Finding Expired Domains

10 replies
I wrote this very cool app that allows me to filter and find expired domains that contain specific keywords very fast. I've been thinking about opening it up for other people to use, but my concern is that I rely on some other site to get my daily list - then I import it to populate my database.

Does anyone know how or where I could go about getting this list for myself without the need to rely on other people? There's tons of sites out there offering expired domain lists, so they all must be getting it from somewhere.

Any help or insight would be appreciated.
#domains #expired #finding
  • Profile picture of the author LooseChange
    I think everybody doing expired domain search apps are using the same GoDaddy list that you get daily through ftp access.
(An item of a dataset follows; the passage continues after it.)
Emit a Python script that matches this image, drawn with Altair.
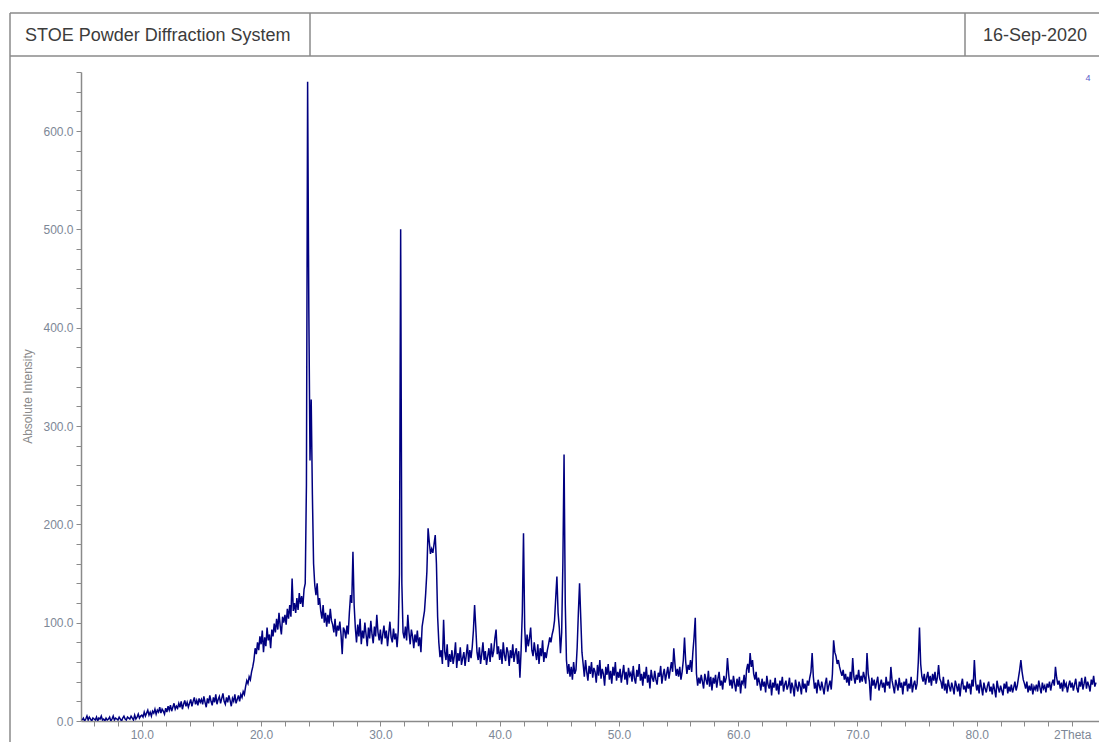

I know that's what I use for my personal monitoring service written in Perl/Python/Php.

    It would be nearly impossible to build your own because you would have to somehow make a database entry for each registered domain, have a service that checks whois on their expiration date to see if they've been renewed and then check whois again daily after they've expired to see if they've been renewed.

    GoDaddy has the distinct advantage in that they are the registrar and have the registration/expiration information at their fingertips without requiring whois.

    Don't get me wrong, it can be done but it would require an enormous database and tons of processing power. I was actually thinking of finding 4 or 5 people to build a distributed system much like DNS or file sharing networks to offest the load.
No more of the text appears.